Specific goals prevent you from treating every roll as a scoreboard. They also make lighter sessions useful. You can get valuable repetitions by asking a partner to start in mount, work your escape sequence, reset, and repeat. Ten clean repetitions can teach more than ten frantic minutes of random rolling.
Choose partners with intention. A hard round with someone you trust can be excellent training. So can a technical round with an upper belt who gives you room to work. Academy culture matters here: communicate. Say you are keeping it light, preparing for a tournament, protecting a sore area, or looking to start from a certain position. Most good partners appreciate the clarity.

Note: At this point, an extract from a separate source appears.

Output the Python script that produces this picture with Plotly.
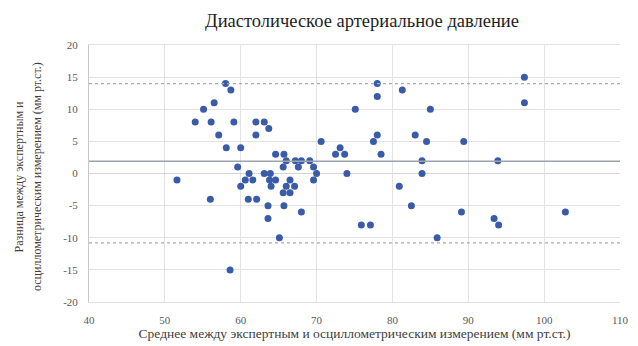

Gear preparation is part of training frequency, too. If you train often, rotate clean gis and rash guards rather than relying on one damp kit from the previous session. Keep tape, water, a mouthguard if you use one, and a change of clothes in your gear bag. Small habits remove the excuses that turn a planned technical session into a missed class.
When Taking a Day Off Is the Smart Move
Rest is not a failure of discipline. It is part of keeping Brazilian Jiu Jitsu in your life for the long run. A day away from the mats can make you more focused during your next class, especially after a stretch of hard rounds or a tournament weekend.
Taking a day off is particularly sensible when you are no longer learning from the work you are doing. If you cannot maintain safe movement, cannot focus on instruction, or are repeatedly forcing positions that normally come with technique, more volume is unlikely to help. Come back with more energy and give yourself a chance to train well.
The best weekly schedule is the one you can repeat without making Jiu Jitsu feel like another obligation you are failing to meet. Train hard when the day calls for it, drill when drilling is the better choice, and leave room to recover. The mats will still be there tomorrow.